For a small volume on a school assignment (a few thousand records on each query), I would do a processor/filter on my base database access layer and do the encryption and decryption there for any field annotated as @Encrypt at the field level or similar (language dependent, not sure what you are using).
Some libraries use a similar approach during serialization and deserialization steps.
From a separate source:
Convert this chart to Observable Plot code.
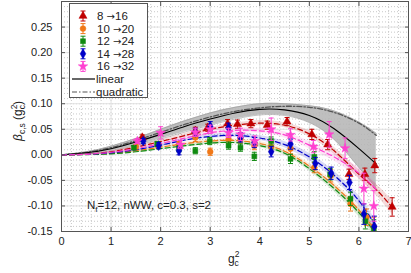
<!DOCTYPE html>
<html><head><meta charset="utf-8">
<script src="https://cdn.jsdelivr.net/npm/d3@7"></script>
<script src="https://cdn.jsdelivr.net/npm/@observablehq/plot@0.6"></script>
<style>body{margin:0;background:#fff;} svg{display:block;}</style>
</head><body><div id="chart"></div>
<script>
// ---- data ----
const xTicks = [0,1,2,3,4,5,6,7];
const yTicks = [-0.15,-0.10,-0.05,0,0.05,0.10,0.15,0.20,0.25];
const seriesNames = ["8→16","10→20","12→24","14→28","16→32"];
const seriesColors = ["#c00000","#f07818","#108a10","#0000c8","#ff40d0"];
const seriesSymbols = ["triangle","circle","square","diamond","star"];

const redG = [1.63,2.70,2.95,3.35,3.55,3.82,4.15,4.55,5.05,5.37,5.80,6.12,6.32,6.67];
const redB = [0.034,0.047,0.053,0.061,0.060,0.061,0.058,0.065,0.040,0.020,-0.038,-0.038,-0.021,-0.102];
const redE = [0.005,0.007,0.007,0.008,0.008,0.008,0.008,0.008,0.010,0.010,0.010,0.012,0.014,0.018];

const orangeG = [1.50,1.95,2.37,2.70,3.00,3.37,3.61,3.89,4.23,4.62,5.10,5.43,5.83,6.15,6.30];
const orangeB = [0.016,0.018,0.020,0.034,0.006,0.030,0.031,0.018,0.016,0.012,-0.025,-0.041,-0.096,-0.122,-0.140];
const orangeE = [0.004,0.005,0.006,0.008,0.007,0.008,0.008,0.008,0.009,0.010,0.010,0.012,0.014,0.016,0.018];

const greenG = [1.46,1.93,2.37,2.70,2.99,3.37,3.61,3.89,4.23,4.62,5.10,5.42,5.83,6.13,6.30];
const greenB = [0.014,0.021,0.012,0.008,0.027,0.018,0.014,-0.003,0.027,-0.008,-0.004,-0.038,-0.086,-0.130,-0.145];
const greenE = [0.004,0.005,0.006,0.006,0.007,0.007,0.007,0.008,0.008,0.009,0.010,0.011,0.013,0.015,0.018];

const blueG = [1.65,1.96,2.37,2.70,3.00,3.37,3.61,3.89,4.23,4.62,5.12,5.44,5.81,6.10,6.31];
const blueB = [0.027,0.018,0.008,0.044,0.056,0.053,0.034,0.024,0.006,0.021,-0.017,-0.036,-0.054,-0.116,-0.140];
const blueE = [0.005,0.006,0.008,0.008,0.009,0.009,0.009,0.010,0.010,0.010,0.012,0.012,0.014,0.020,0.020];

const pinkG = [1.53,2.00,2.40,2.70,3.00,3.37,3.61,3.90,4.23,4.62,5.08,5.40,5.72,6.10,6.30];
const pinkB = [0.027,0.043,0.020,0.044,0.050,0.043,0.040,0.027,0.050,0.039,0.016,0.040,0.013,-0.066,-0.100];
const pinkE = [0.005,0.012,0.008,0.008,0.008,0.009,0.012,0.010,0.022,0.012,0.012,0.025,0.020,0.030,0.030];

// fitted curves
const fitG    = [0,0.5,1,1.5,2,2.5,3,3.5,4,4.5,5,5.5,6,6.35];
const redFitG = [0,0.5,1,1.5,2,2.5,3,3.5,4,4.5,5,5.5,6,6.35,6.7];
const redFit   = [0,0.001,0.006,0.015,0.026,0.038,0.050,0.058,0.062,0.058,0.041,0.008,-0.038,-0.068,-0.106];
const redHw    = [0,0.001,0.002,0.003,0.003,0.004,0.004,0.004,0.005,0.005,0.006,0.007,0.009,0.011,0.014];
const orangeFit= [0,0.001,0.003,0.008,0.015,0.022,0.027,0.028,0.022,0.007,-0.022,-0.060,-0.108,-0.150];
const orangeHw = [0,0.001,0.001,0.002,0.002,0.003,0.003,0.003,0.004,0.004,0.005,0.006,0.008,0.010];
const greenFit = [0,0.0005,0.002,0.006,0.012,0.018,0.023,0.024,0.018,0.003,-0.027,-0.066,-0.113,-0.155];
const greenHw  = [0,0.001,0.001,0.002,0.002,0.003,0.003,0.003,0.004,0.004,0.005,0.006,0.008,0.010];
const blueFit  = [0,0.001,0.004,0.010,0.019,0.029,0.036,0.038,0.033,0.020,-0.004,-0.040,-0.090,-0.142];
const blueHw   = [0,0.001,0.002,0.002,0.003,0.003,0.004,0.004,0.005,0.006,0.007,0.008,0.010,0.012];
const pinkFit  = [0,0.001,0.005,0.012,0.022,0.033,0.043,0.048,0.047,0.039,0.019,-0.004,-0.036,-0.068];
const pinkHw   = [0,0.001,0.002,0.003,0.003,0.004,0.004,0.005,0.005,0.006,0.007,0.008,0.010,0.012];

const linearFit = [0,0.004,0.012,0.025,0.040,0.056,0.070,0.082,0.089,0.088,0.077,0.051,0.012,-0.018];
const linearHi  = [0,0.006,0.017,0.032,0.050,0.067,0.082,0.093,0.100,0.100,0.096,0.086,0.064,0.042];
const linearLo  = [0,0.002,0.008,0.018,0.031,0.045,0.058,0.070,0.078,0.077,0.063,0.030,-0.025,-0.065];
const quadFit   = [0,0.005,0.014,0.028,0.044,0.060,0.074,0.085,0.092,0.095,0.093,0.083,0.062,0.038];

// ---- build tables ----
const pts = [[redG,redB,redE],[orangeG,orangeB,orangeE],[greenG,greenB,greenE],[blueG,blueB,blueE],[pinkG,pinkB,pinkE]]
  .flatMap(([G,B,E],s) => G.map((g,i)=>({s, g, b:B[i], e:E[i]})));
const fits = [[redFitG,redFit,redHw],[fitG,orangeFit,orangeHw],[fitG,greenFit,greenHw],[fitG,blueFit,blueHw],[fitG,pinkFit,pinkHw]]
  .map(([G,F,H],s) => G.map((g,i)=>({s, g, f:F[i], h:H[i]})));
const gray = fitG.map((g,i)=>({g, lin:linearFit[i], hi:linearHi[i], lo:linearLo[i], q:quadFit[i]}));

const capSymbol = {draw(ctx, size){ const w = Math.sqrt(size/Math.PI); ctx.moveTo(-w,0); ctx.lineTo(w,0);} };
const minorX = d3.range(0, 7.001, 0.2);
const minorY = d3.range(-15, 31, 1).map(v => v/100);
const majorY = d3.range(-15, 31, 5).map(v => v/100);
const symR = [3.0,2.9,2.8,3.0,3.0];

const marks = [
  Plot.gridX(minorX, {stroke:"#c8c8c8", strokeOpacity:1, strokeDasharray:"1,2"}),
  Plot.gridY(minorY, {stroke:"#c8c8c8", strokeOpacity:1, strokeDasharray:"1,2"}),
  Plot.gridX(xTicks, {stroke:"#e2e2e2", strokeOpacity:1}),
  Plot.gridY(majorY, {stroke:"#e2e2e2", strokeOpacity:1}),
  Plot.areaY(gray, {x:"g", y1:"lo", y2:"hi", fill:"#b4b4b4", fillOpacity:0.85, curve:"natural", clip:true}),
  Plot.line(gray, {x:"g", y:"hi", stroke:"#9a9a9a", strokeWidth:0.6, curve:"natural", clip:true}),
  Plot.line(gray, {x:"g", y:"lo", stroke:"#9a9a9a", strokeWidth:0.6, curve:"natural", clip:true}),
  Plot.line(gray, {x:"g", y:"q", stroke:"#555", strokeWidth:1.3, strokeDasharray:"5,2,1.5,2", curve:"natural", clip:true}),
  Plot.line(gray, {x:"g", y:"lin", stroke:"#000", strokeWidth:1.1, curve:"natural", clip:true}),
];
fits.forEach((F,s) => {
  marks.push(Plot.areaY(F, {x:"g", y1:d=>d.f-d.h, y2:d=>d.f+d.h, fill:seriesColors[s], fillOpacity:0.14, curve:"natural", clip:true}));
});
fits.forEach((F,s) => {
  marks.push(Plot.line(F, {x:"g", y:"f", stroke:seriesColors[s], strokeWidth:1.2, strokeDasharray:"5,3", curve:"natural", clip:true}));
});
for (let s=0; s<5; s++) {
  const P = pts.filter(d=>d.s===s);
  marks.push(Plot.ruleX(P, {x:"g", y1:d=>d.b-d.e, y2:d=>d.b+d.e, stroke:seriesColors[s], strokeWidth:1, clip:true}));
  marks.push(Plot.dot(P, {x:"g", y:d=>d.b-d.e, symbol:capSymbol, r:2.5, stroke:seriesColors[s], fill:"none", strokeWidth:1, clip:true}));
  marks.push(Plot.dot(P, {x:"g", y:d=>d.b+d.e, symbol:capSymbol, r:2.5, stroke:seriesColors[s], fill:"none", strokeWidth:1, clip:true}));
  marks.push(Plot.dot(P, {x:"g", y:"b", symbol:seriesSymbols[s], r:symR[s], fill:seriesColors[s], stroke:seriesColors[s], strokeWidth:0.5, clip:true}));
}
marks.push(Plot.frame({stroke:"#555", strokeWidth:1}));
marks.push(Plot.axisX(xTicks, {anchor:"bottom", label:null, tickSize:-4, tickPadding:10, stroke:"#555", fill:"#222", tickFormat:d=>String(d)}));
marks.push(Plot.axisX(xTicks, {anchor:"top", label:null, tickSize:-4, stroke:"#555", tickFormat:()=>""}));
marks.push(Plot.axisY(yTicks, {anchor:"left", label:null, tickSize:-4, tickPadding:13, stroke:"#555", fill:"#222", tickFormat:d=>(d<0?"-":"")+Math.abs(d).toFixed(2)}));
marks.push(Plot.axisY(yTicks, {anchor:"right", label:null, tickSize:-4, stroke:"#555", tickFormat:()=>""}));

const chart = Plot.plot({
  width:411, height:273, marginLeft:61, marginRight:3, marginTop:1, marginBottom:42,
  style:{fontFamily:"'Liberation Sans', Arial, sans-serif", fontSize:"11px", background:"#fff"},
  x:{domain:[0,7], label:null}, y:{domain:[-0.15,0.30], label:null},
  marks
});
document.getElementById("chart").appendChild(chart);

// ---- legend, labels ----
const svg = d3.select(chart);
const ff = "'Liberation Sans', Arial, sans-serif";
const lg = svg.append("g").attr("font-family", ff).attr("font-size", 11.5).attr("fill","#222").attr("text-anchor","start");
lg.append("rect").attr("x",69.5).attr("y",3.5).attr("width",78).attr("height",94).attr("fill","#fff").attr("stroke","#555");
seriesNames.forEach((name,i)=>{
  const cy = 16 + i*12.6, cx = 83, c = seriesColors[i];
  lg.append("line").attr("x1",cx).attr("x2",cx).attr("y1",cy-5).attr("y2",cy+5).attr("stroke",c);
  lg.append("line").attr("x1",cx-2.5).attr("x2",cx+2.5).attr("y1",cy-5).attr("y2",cy-5).attr("stroke",c);
  lg.append("line").attr("x1",cx-2.5).attr("x2",cx+2.5).attr("y1",cy+5).attr("y2",cy+5).attr("stroke",c);
  const sym = {triangle:d3.symbolTriangle, circle:d3.symbolCircle, square:d3.symbolSquare, diamond:d3.symbolDiamond, star:d3.symbolStar}[seriesSymbols[i]];
  const r = symR[i];
  lg.append("path").attr("d", d3.symbol(sym, Math.PI*r*r)()).attr("transform",`translate(${cx},${cy})`).attr("fill",c).attr("stroke",c).attr("stroke-width",0.5);
  const [a,b] = name.split("→");
  const t = lg.append("text").attr("x",97).attr("y",cy).attr("dy","0.35em").attr("text-anchor","start");
  t.append("tspan").text(a + " ");
  t.append("tspan").attr("font-family","'DejaVu Sans', sans-serif").attr("font-size",10).text("→");
  t.append("tspan").text(b);
});
[["linear","none"],["quadratic","5,2,1.5,2"]].forEach(([name,dash],j)=>{
  const cy = 79 + j*13;
  lg.append("line").attr("x1",72).attr("x2",95).attr("y1",cy).attr("y2",cy).attr("stroke", j? "#555":"#000").attr("stroke-width",1.2).attr("stroke-dasharray",dash);
  lg.append("text").attr("x",96).attr("y",cy).attr("dy","0.35em").attr("text-anchor","start").text(name);
});

// y label
const yl = svg.append("text").attr("transform","translate(22,121) rotate(-90)").attr("text-anchor","middle")
  .attr("font-family",ff).attr("font-size",12).attr("fill","#222");
yl.append("tspan").attr("font-style","italic").text("β");
yl.append("tspan").attr("font-size",8.5).attr("dy",3).text("c,s");
yl.append("tspan").attr("dy",-3).text(" (g");
yl.append("tspan").attr("font-size",8.5).attr("dy",-5).text("2");
yl.append("tspan").attr("font-size",8.5).attr("dx",-4.8).attr("dy",8).text("c");
yl.append("tspan").attr("dy",-3).text(")");

// x label
const xl = svg.append("text").attr("x",228).attr("y",263).attr("text-anchor","start").attr("font-family",ff).attr("font-size",12).attr("fill","#222");
xl.append("tspan").text("g");
xl.append("tspan").attr("font-size",8.5).attr("dy",-6).text("2");
xl.append("tspan").attr("font-size",8.5).attr("dx",-4.8).attr("dy",9).text("c");

// annotation
const an = svg.append("text").attr("x",87).attr("y",209).attr("text-anchor","start").attr("font-family",ff).attr("font-size",11.5).attr("fill","#222");
an.append("tspan").text("N");
an.append("tspan").attr("font-size",8).attr("dy",3).text("f");
an.append("tspan").attr("dy",-3).text("=12, nWW, c=0.3, s=2");
</script>
</body></html>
I’m guessing you are required to write the whole thing, but reading how those work might give you ideas since they tend to have hooks to wire custom logic during the process.
This would add overhead during read and create, but would be pretty transparent to the rest business logic and as mentioned, as long as the requirements don’t say you need to support searching over a few million records in X amount of time, it might be OK.
The hash idea sounds quicker at first (hashing vs on the fly encryption/decryption), but it does not sound like it would scale well either unless the message size is constrained like you mentioned. Another problem us that it could be extremely easy to brute force with a rainbow table which kind of defeats encrypting it to begin with. If pursuing that approach, you’d need to also store a salt with each hash to prevent that attack type.
Custom encryption solutions and security through obscurity tend to be the weakest points in an implementation, which sounds like is part of the assignment to think about.